AudioDup - Near-duplicate Detection of Audios
This repository presents my trivial approach for near-duplicate detection of audios, by generating acoustic fingerprints.
Setup Instructions
- We assume that you have access to a computer with MacOS. However, you should generally be fine with any Unix/Linux-based systems as well.
- Make sure you have installed Python 3.7 and the latest version of pipenv.

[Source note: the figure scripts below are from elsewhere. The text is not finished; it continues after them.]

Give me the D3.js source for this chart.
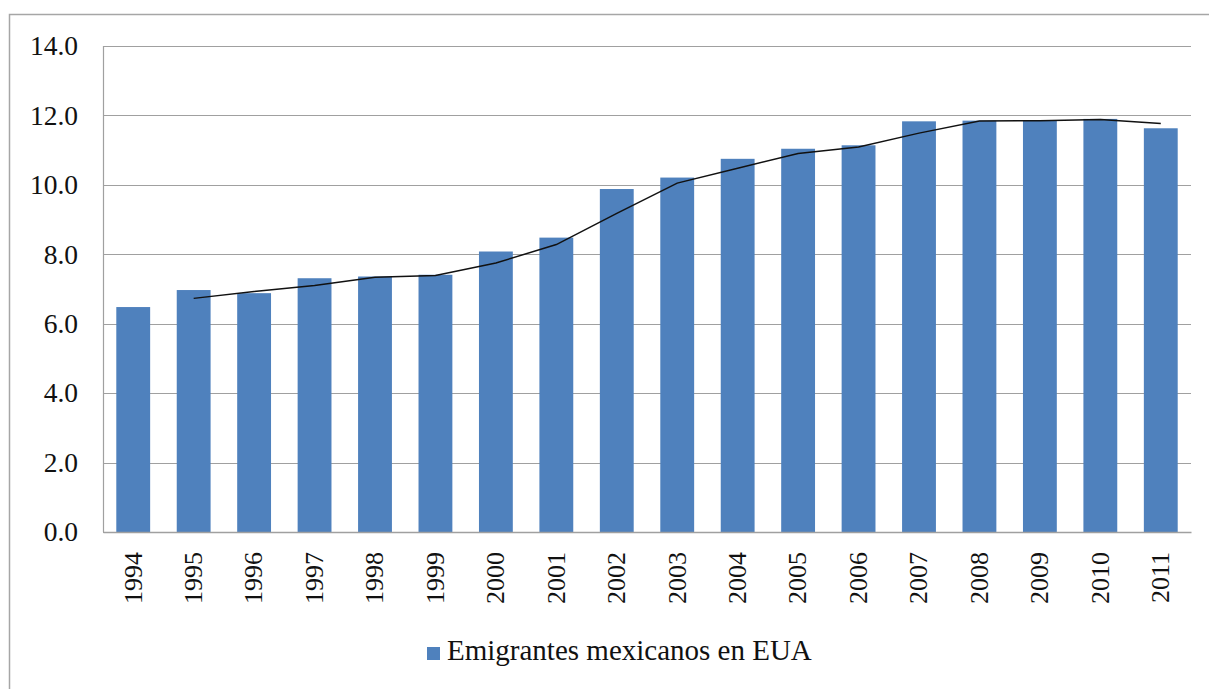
<!DOCTYPE html>
<html>
<head>
<meta charset="utf-8">
<script src="https://cdn.jsdelivr.net/npm/d3@7"></script>
<style>
  body { margin: 0; background: #fff; }
  svg { display: block; }
</style>
</head>
<body>
<svg id="root"></svg>
<script>
const years = ["1994", "1995", "1996", "1997", "1998", "1999", "2000", "2001", "2002",
  "2003", "2004", "2005", "2006", "2007", "2008", "2009", "2010", "2011"]
const emigrantes = [6.48, 6.97, 6.88, 7.31, 7.36, 7.41, 8.08, 8.48, 9.88,
  10.21, 10.75, 11.04, 11.14, 11.83, 11.85, 11.85, 11.90, 11.63]
// moving average line (starts at 1995)
const trendYears = years.slice(1)
const trendValues = [6.73, 6.93, 7.10, 7.34, 7.39, 7.75, 8.28, 9.18, 10.05,
  10.48, 10.90, 11.09, 11.49, 11.84, 11.85, 11.88, 11.77]
const yTicks = [0, 2, 4, 6, 8, 10, 12, 14]
const legendLabel = "Emigrantes mexicanos en EUA"

const W = 1209, H = 689
const margin = { top: 46, right: 18, bottom: 157, left: 103 },
  width = W - margin.left - margin.right,
  height = H - margin.top - margin.bottom

const root = d3.select("#root").attr("width", W).attr("height", H)

// chart frame
root.append("rect")
  .attr("x", 9.5).attr("y", 14.5)
  .attr("width", 1230).attr("height", 700)
  .attr("fill", "none")
  .attr("stroke", "#a6a6a6")
  .attr("stroke-width", 1.5)

const svg = root.append("g")
  .attr("transform", `translate(${margin.left},${margin.top})`)

const xScale = d3.scaleBand(years, [0, width]).paddingInner(0.44).paddingOuter(0.22)
const yScale = d3.scaleLinear([0, 14], [height, 0])

const font = "'Liberation Serif', 'Times New Roman', serif"

// gridlines
svg.append("g")
  .selectAll("line")
  .data(yTicks)
  .join("line")
  .attr("x1", 0).attr("x2", width)
  .attr("y1", d => Math.round(yScale(d)) + 0.5)
  .attr("y2", d => Math.round(yScale(d)) + 0.5)
  .attr("stroke", "#a0a0a0")
  .attr("stroke-width", 1.2)

svg.append("line")
  .attr("x1", 0.5).attr("x2", 0.5)
  .attr("y1", 0).attr("y2", height)
  .attr("stroke", "#a0a0a0")
  .attr("stroke-width", 1.2)

// bars
svg.append("g")
  .selectAll("rect")
  .data(emigrantes)
  .join("rect")
  .attr("x", (d, i) => xScale(years[i]))
  .attr("y", d => yScale(d))
  .attr("width", xScale.bandwidth())
  .attr("height", d => height - yScale(d))
  .attr("fill", "#4f81bd")

// axes
const yAxis = d3.axisLeft(yScale).tickValues(yTicks).tickSize(0).tickPadding(25)
  .tickFormat(d3.format(".1f"))
svg.append("g")
  .call(yAxis)
  .call(g => g.select(".domain").remove())
  .selectAll("text")
  .attr("font-family", font)
  .attr("font-size", 27.5)
  .attr("fill", "#111")

const xAxis = d3.axisBottom(xScale).tickSize(0)
svg.append("g")
  .attr("transform", `translate(0,${height})`)
  .call(xAxis)
  .call(g => g.select(".domain").attr("stroke", "#a0a0a0").attr("stroke-width", 1.5))
  .selectAll("text")
  .attr("font-family", font)
  .attr("font-size", 26)
  .attr("fill", "#111")
  .attr("text-anchor", "end")
  .attr("transform", "rotate(-90)")
  .attr("x", -20)
  .attr("y", 0)
  .attr("dy", "0.32em")

// moving average
const line = d3.line()
  .x((d, i) => xScale(trendYears[i]) + xScale.bandwidth() / 2)
  .y(d => yScale(d))
svg.append("path")
  .datum(trendValues)
  .attr("fill", "none")
  .attr("stroke", "#111")
  .attr("stroke-width", 1.5)
  .attr("d", line)

// legend
const legend = root.append("g").attr("transform", "translate(427,647)")
legend.append("rect")
  .attr("width", 13).attr("height", 13)
  .attr("fill", "#4f81bd")
legend.append("text")
  .attr("x", 20).attr("y", 13)
  .attr("font-family", font)
  .attr("font-size", 29)
  .attr("fill", "#111")
  .text(legendLabel)
</script>
</body>
</html>
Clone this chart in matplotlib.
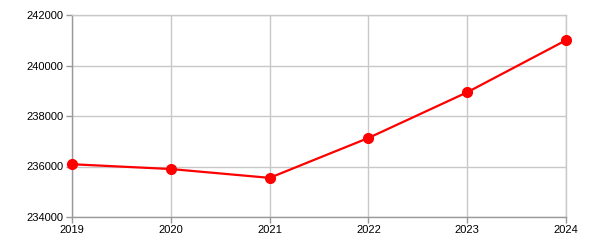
import matplotlib
matplotlib.use('Agg')
import matplotlib.pyplot as plt

# Dados
anos = [2019, 2020, 2021, 2022, 2023, 2024]
populacao = [236090, 235900, 235550, 237130, 238940, 241000]
y_ticks = [234000, 236000, 238000, 240000, 242000]

plt.rcParams['font.family'] = ['Liberation Sans', 'DejaVu Sans']

fig = plt.figure(figsize=(6, 2.5), dpi=100)
ax = fig.add_axes([72 / 600, 33 / 250, 494 / 600, 202 / 250])

ax.plot(anos, populacao, color='#ff0000', linewidth=1.6, marker='o',
        markersize=7, clip_on=False, zorder=3)

ax.set_xlim(2019, 2024)
ax.set_ylim(234000, 242000)
ax.set_xticks(anos)
ax.set_yticks(y_ticks)
ax.set_xticklabels([str(a) for a in anos])
ax.set_yticklabels([str(v) for v in y_ticks])

ax.grid(True, color='#c8c8c8', linewidth=1)
ax.set_axisbelow(True)

for lado in ['top', 'right']:
    ax.spines[lado].set_color('#c8c8c8')
    ax.spines[lado].set_linewidth(1)
for lado in ['left', 'bottom']:
    ax.spines[lado].set_color('#999999')
    ax.spines[lado].set_linewidth(1)

ax.tick_params(axis='both', length=4, width=1, color='#999999',
               labelsize=8, labelcolor='black', pad=2)

fig.savefig('out.png', dpi=100)
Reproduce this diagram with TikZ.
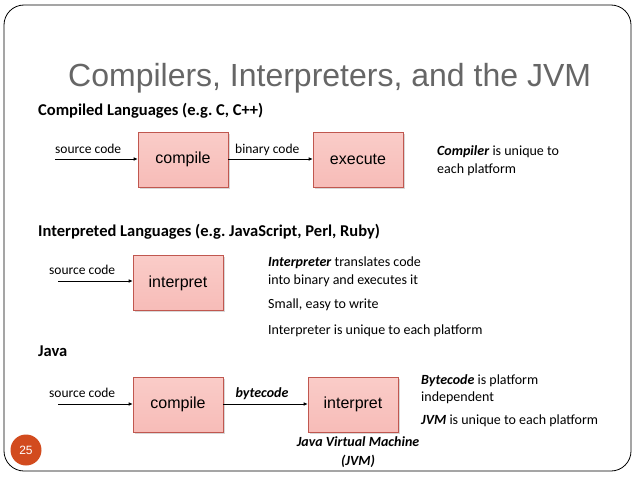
\documentclass[tikz,border=0pt]{standalone}
\usepackage{fontspec}
\setmainfont{Carlito}
\newfontfamily\arial{Liberation Sans}
\usetikzlibrary{arrows.meta,shadows}
\frenchspacing
\definecolor{boxtop}{HTML}{FACCC8}
\definecolor{boxbot}{HTML}{F7BCB8}
\definecolor{boxborder}{HTML}{C0574F}
\definecolor{pagenum}{HTML}{D24B1E}
\definecolor{titlegray}{HTML}{666666}
\tikzset{
  procbox/.style={draw=boxborder, line width=0.6pt, top color=boxtop, bottom color=boxbot,
    minimum width=90pt, minimum height=55pt, inner sep=0pt,
    font=\arial\fontsize{16}{19}\selectfont,
    drop shadow={opacity=0.3, shadow xshift=1.5pt, shadow yshift=-1.5pt}},
  arr/.style={line width=0.6pt, -{Latex[length=4pt,width=3.5pt]}},
  lbl/.style={anchor=base west, inner sep=0pt, font=\fontsize{13.5}{16}\selectfont},
  body/.style={anchor=base west, inner sep=0pt, font=\fontsize{14}{17}\selectfont},
  head/.style={anchor=base west, inner sep=0pt, font=\bfseries\fontsize{16.5}{19}\selectfont},
  bi/.style={anchor=base, inner sep=0pt, font=\bfseries\itshape\fontsize{14}{17}\selectfont},
}
\begin{document}
\begin{tikzpicture}[x=1pt,y=-1pt]
\useasboundingbox (0,0) rectangle (638,479);
\fill[white] (0,0) rectangle (638,479);
% frame
\draw[line width=0.8pt, rounded corners=20pt] (4,5) rectangle (631,471);
% title
\node[anchor=base west, inner sep=0pt, text=titlegray, font=\arial\fontsize{32}{38}\selectfont] (title) at (68,86) {Compilers, Interpreters, and the JVM};
% section 1
\node[head] (h1) at (38,115) {Compiled Languages (e.g. C, C++)};
\node[procbox] (c1) at (183,159.5) {compile};
\node[procbox] (e1) at (358,159.5) {execute};
\coordinate (s1) at (55,159);
\draw[arr] (s1) -- (s1 -| c1.west);
\draw[arr] (c1.east |- s1) -- (e1.west |- s1);
\node[lbl] (l1) at (55,153.5) {source code};
\node[lbl] (l2) at (235,153.5) {binary code};
\node[body] (t1) at (437,155) {\textbf{\textit{Compiler}} is unique to};
\node[body] (t2) at (437,173) {each platform};
% section 2
\node[head] (h2) at (38,236) {Interpreted Languages (e.g. JavaScript, Perl, Ruby)};
\node[procbox] (i2) at (178,283) {interpret};
\coordinate (s2) at (58,281);
\draw[arr] (s2) -- (s2 -| i2.west);
\node[lbl] (l3) at (49,274) {source code};
\node[body] (t3) at (268,266) {\textbf{\textit{Interpreter}} translates code};
\node[body] (t4) at (268,284) {into binary and executes it};
\node[body] (t5) at (268,308) {Small, easy to write};
\node[body] (t6) at (268,334) {Interpreter is unique to each platform};
% section 3
\node[head] (h3) at (38,356) {Java};
\node[procbox] (c3) at (178,404.5) {compile};
\node[procbox] (i3) at (353,404.5) {interpret};
\coordinate (s3) at (58,404);
\draw[arr] (s3) -- (s3 -| c3.west);
\draw[arr] (c3.east |- s3) -- (i3.west |- s3);
\node[lbl] (l4) at (49,397.5) {source code};
\node[bi] (bc) at (262,397.5) {bytecode};
\node[body] (t7) at (421,384) {\textbf{\textit{Bytecode}} is platform};
\node[body] (t8) at (421,401) {independent};
\node[body] (t9) at (421,424) {\textbf{\textit{JVM}} is unique to each platform};
\node[bi] (jvm1) at (358,446) {Java Virtual Machine};
\node[bi] (jvm2) at (358,465) {(JVM)};
% page number
\node[circle, fill=pagenum, minimum size=31pt, inner sep=0pt, text=white, font=\arial\fontsize{12}{14}\selectfont] (pg) at (26,450) {25};
\end{tikzpicture}
\end{document}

- Install MySQL connector using
brew install mysql-connector-c
.
- Fix a potential bug by this.
- Install
brew install portaudio && brew install ffmpeg
.
- Install all dependencies with
pipenv install
.
- Setup a databset & user for the program:
CREATE DATABASE dejavu;
CREATE USER 'dejavu'@'localhost' IDENTIFIED BY 'dejavu';
GRANT ALL PRIVILEGES ON dejavu.* TO 'dejavu'@'localhost';
To Run the Program
- Collect fingerprints by
pipenv shell python3 collect.py
.
- Recognize sound from microphone by
pipenv shell python3 recognize.py
.
Testing
- We would use the FMA Dataset to perform testing. To avoid wasting too much time & disk space, you do not have to download the whole dataset.
- Put what you downloaded into the
data
folder.
- Run
pipenv shell python3 collect.py
to collect all fingerprints.
- Run
pipenv shell python3 test.py
to collect test results.
Licence
GNU General Public Licence 3.0